I will recommend something like gtkterm for testing.
We are using attached python script for loopback testing. We are setting “rtscts” to “True” to enable hardware flow control and setting it to “False” to disable hardware flow control.
Here is the result of the suggested experiments.
Speed 115200 8N1 with CTS/RTS jumpered but flow control disabled
→ We are able to observe data loss in long run. We have performed experiment for 10 minutes. Attaching logs for reference.
Speed 115200 8N1 with CTS/RTS jumpered but flow control enabled
→ We have performed experiment for 10 minutes but we stopped receiving data after few seconds. Attaching logs for reference.
This is becoming a bit more peculiar. One variable I cannot predict is if program-based setup of the UART (in the Python script) might have an issue. I say this because although a legacy driver would have standardized IOCTL calls to make settings changes, I don’t know if the same is true for the Tegra High Speed driver.

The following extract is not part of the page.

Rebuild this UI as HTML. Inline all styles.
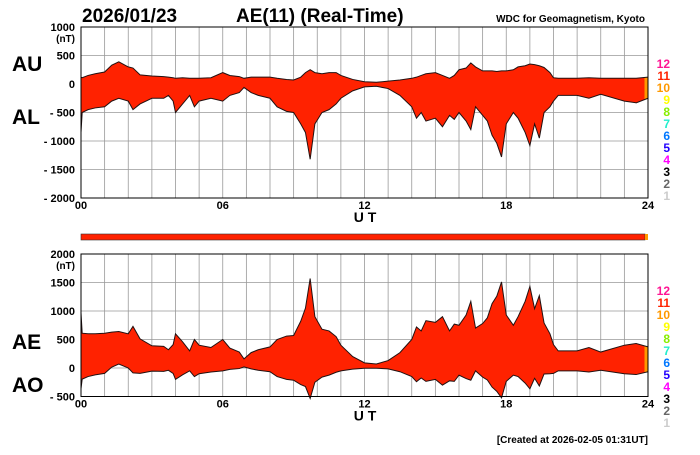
<!DOCTYPE html>
<html><head><meta charset="utf-8"><style>
body{margin:0;background:#fff;}
svg text{font-family:"Liberation Sans",sans-serif;font-weight:bold;}
</style></head><body>
<svg id="c" width="700" height="450" xmlns="http://www.w3.org/2000/svg">
<text x="82" y="22" font-size="19">2026/01/23</text>
<text x="236" y="22" font-size="19">AE(11) (Real-Time)</text>
<text x="645" y="22" font-size="10" text-anchor="end">WDC for Geomagnetism, Kyoto</text>
<text x="12" y="71" font-size="21">AU</text>
<text x="12" y="124" font-size="21">AL</text>
<text x="12" y="349" font-size="21">AE</text>
<text x="12" y="392" font-size="21">AO</text>
<text x="75" y="42" font-size="10" text-anchor="end">(nT)</text>
<text x="75" y="269" font-size="10" text-anchor="end">(nT)</text>
<rect x="81" y="234" width="564" height="6" fill="#ff2200" stroke="#333" stroke-width="0.6"/>
<rect x="645" y="234" width="3" height="6" fill="#ff9900"/>
<text x="648" y="443" font-size="10" text-anchor="end">[Created at 2026-02-05 01:31UT]</text>
<g id="g"></g>
</svg>
<script>
const times=[0,0.05,0.3,0.6,1,1.3,1.6,2,2.2,2.5,3,3.5,3.7,3.9,4,4.3,4.6,4.8,5,5.5,6,6.3,6.7,6.9,7.2,7.5,8,8.3,8.7,9,9.3,9.5,9.7,9.9,10.2,10.5,10.8,11,11.5,12,12.5,13,13.5,14,14.2,14.4,14.6,15,15.3,15.6,15.8,16,16.3,16.5,16.7,17,17.2,17.4,17.6,17.8,18,18.3,18.5,18.8,19,19.2,19.4,19.6,19.85,20,20.2,21,21.5,22,23,23.5,24];
const au=[120,110,150,180,210,330,390,300,280,160,140,130,120,110,100,110,100,100,100,110,200,150,130,100,120,120,120,100,80,70,120,200,250,200,180,200,200,150,80,40,30,50,70,100,120,150,180,200,150,100,150,250,280,370,300,230,230,230,220,230,230,250,300,320,350,340,320,290,200,110,100,100,110,100,100,100,120];
const al=[-850,-500,-450,-420,-400,-300,-250,-300,-450,-350,-250,-250,-200,-300,-500,-350,-200,-400,-300,-250,-300,-200,-150,-60,-150,-200,-250,-400,-480,-500,-700,-850,-1320,-700,-500,-450,-350,-250,-120,-50,-40,-80,-200,-400,-600,-500,-650,-600,-750,-550,-620,-500,-650,-800,-400,-550,-650,-900,-1040,-1280,-700,-500,-600,-850,-1080,-700,-950,-500,-400,-300,-200,-200,-250,-180,-300,-330,-250];
const topTicks=["1000","500","0","- 500","- 1000","- 1500","- 2000"];
const topTickVals=[1000,500,0,-500,-1000,-1500,-2000];
const botTicks=["2000","1500","1000","500","0","- 500"];
const botTickVals=[2000,1500,1000,500,0,-500];
const hourLabels=["00","06","12","18","24"];
const hourVals=[0,6,12,18,24];
const legendNums=["12","11","10","9","8","7","6","5","4","3","2","1"];
const legendCols=["#ff1493","#ff2200","#ff9900","#ffff00","#88ee00","#22eecc","#0077ff","#2200ff","#ff00ff","#000000","#666666","#cccccc"];

const X0=81,X1=648,NS="http://www.w3.org/2000/svg";
const g=document.getElementById('g');
const xs=h=>X0+(X1-X0)*h/24;
function mk(t,a){const e=document.createElementNS(NS,t);for(const k in a)e.setAttribute(k,a[k]);g.appendChild(e);return e;}
function panel(yTop,vMax,vMin,tickL,tickV,lower,upper,pname){
  const ys=v=>yTop+(vMax-v)*0.057;
  const yB=ys(vMin);
  for(let h=0;h<=24;h++){const l=mk('line',{x1:xs(h),x2:xs(h),y1:yTop,y2:yB,stroke:'#999','stroke-width':0.8});
    
    }
  tickV.forEach((v,i)=>{const l=mk('line',{x1:X0,x2:X1,y1:ys(v),y2:ys(v),stroke:'#999','stroke-width':0.8});
    
    
    const t=mk('text',{x:75,y:ys(v)+4,'font-size':11,'text-anchor':'end'});t.textContent=tickL[i];
    
    });
  let d='M'+times.map((h,i)=>xs(h)+','+ys(upper[i])).join('L');
  for(let i=times.length-1;i>=0;i--)d+='L'+xs(times[i])+','+ys(lower[i]);
  d+='Z';
  const p=mk('path',{d:d,fill:'#ff2200',stroke:'none'});
  
  
  const cid='cl'+pname;const cp=mk('clipPath',{id:cid});
  const r=document.createElementNS(NS,'rect');r.setAttribute('x',xs(23.85));r.setAttribute('y',yTop);r.setAttribute('width',X1-xs(23.85));r.setAttribute('height',yB-yTop);cp.appendChild(r);
  const p2=mk('path',{d:d,fill:'#ff9900','clip-path':'url(#'+cid+')'});
  
  
  [upper,lower].forEach((s,k)=>{const l=mk('path',{d:'M'+times.map((h,i)=>xs(h)+','+ys(s[i])).join('L'),fill:'none',stroke:'#221111','stroke-width':1});
    
    });
  const fr=mk('rect',{x:X0,y:yTop,width:X1-X0,height:yB-yTop,fill:'none',stroke:'#000','stroke-width':1});
  
  
  hourVals.forEach((h,i)=>{const t=mk('text',{x:xs(h),y:yB+11,'font-size':11,'text-anchor':'middle'});t.textContent=hourLabels[i];
    
    });
  const u=mk('text',{x:365,y:yB+24,'font-size':14,'text-anchor':'middle'});u.textContent='U T';
  
  
  legendNums.forEach((n,i)=>{const t=mk('text',{x:670,y:yTop+41+i*12,'font-size':12,'text-anchor':'end',fill:legendCols[i]});t.textContent=n;
    
    });
}
panel(27,1000,-2000,topTicks,topTickVals,al,au,'top');
const ae=au.map((v,i)=>v-al[i]);
const ao=au.map((v,i)=>(v+al[i])/2);
panel(254,2000,-500,botTicks,botTickVals,ao,ae,'bottom');
</script>
</body></html>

I do know that when using gtkterm to simply type in values in loopback and look for echo, that this has functioned correctly. I am interested in knowing if the CTS/RTS testing (with and without the jumper, with and without gtkterm setting CTS/RTS) also behaves badly (I suspectgtkterm will behave badly and the Python method of making those settings won’t have anything to do with the issue, but if both have the same behavior, then we know for sure the issue has nothing to do with the method of setup).

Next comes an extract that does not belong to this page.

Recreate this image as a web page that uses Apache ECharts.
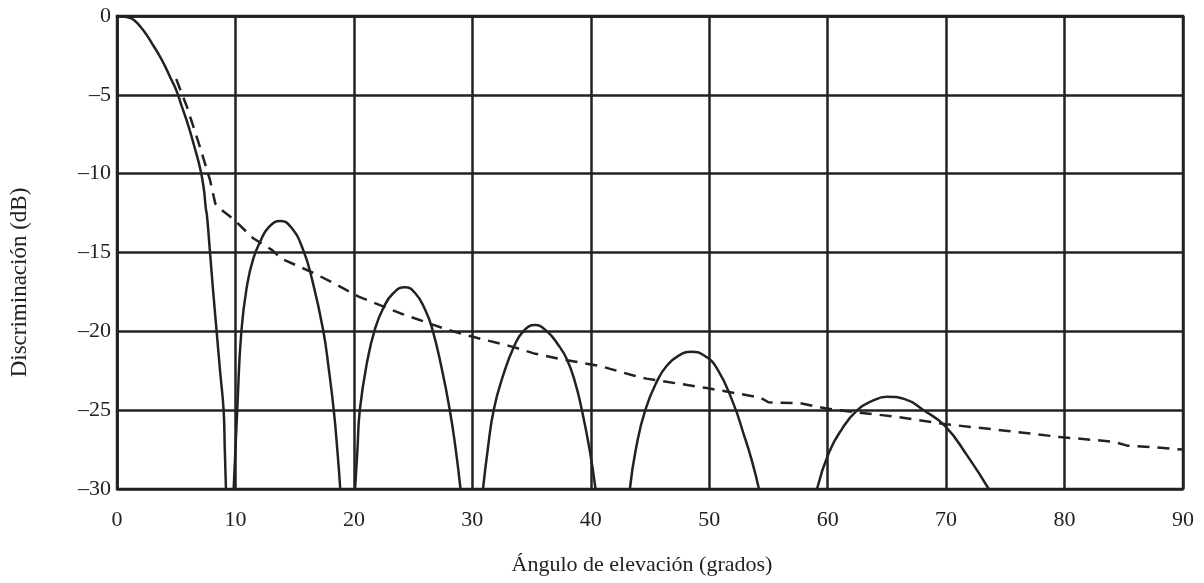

There is one other possible influence on this: Device tree might have passed something unexpected. Beyond this it seems more likely to be hardware or driver failure. I’m not sure if there is a device tree setting which might cause this, perhaps someone from NVIDIA might know what influences enable or disable of CTS/RTS with the THS driver via device tree? If it isn’t related to device tree, then I don’t know of any other possible software causes and it starts looking more like hardware issues.
We have captured waveform during one of our application testing and observed extra bytes between packets. We had observed two 0x00 between two packets on waveform.